Before Night Falls  is a 2000 American biographical drama directed by Julian Schnabel. The film is based on both the autobiography of the same name by Reinaldo Arenas—published in English in 1993—as well as Jana Boková's 1990 documentary Havana.

The screenplay was co-written by Schnabel, Lázaro Gómez Carriles and Cunningham O'Keefe. The film stars Javier Bardem (his international film debut, and who was nominated for the Academy Award for Best Actor), Johnny Depp, Olivier Martinez, Andrea Di Stefano, Santiago Magill and Michael Wincott. The film had its world premiere at the 2000 Venice International Film Festival.

Plot
In the film, Arenas is born in Oriente Province in Cuba in 1943 and raised by his single mother and her parents, who soon move the entire family to Holguín. After moving to Havana in the 1960s to continue his studies, Reinaldo begins to explore his ambitions, as well as his sexuality. After receiving an honorary mention in a writing contest, Arenas is offered the chance to publish his first work.
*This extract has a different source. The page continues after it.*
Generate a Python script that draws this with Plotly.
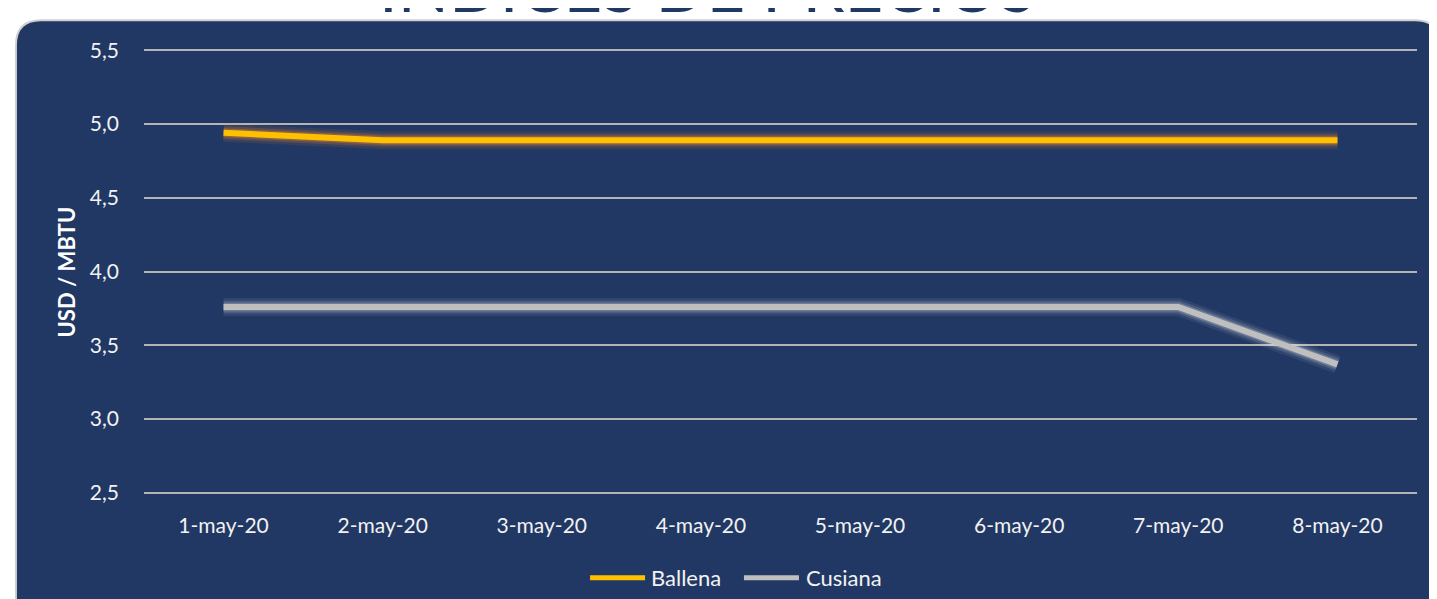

Through his work and friendships with other openly gay men (such as Pepe Malas and Tomas Diego), Arenas manages to find himself.

The political climate in Cuba becomes increasingly dangerous, and in the early 1970s Arenas is arrested for allegedly sexually assaulting minors, and for publishing abroad without official consent. In the next decade, he is in and out of prison, attempting and failing to leave the country several times.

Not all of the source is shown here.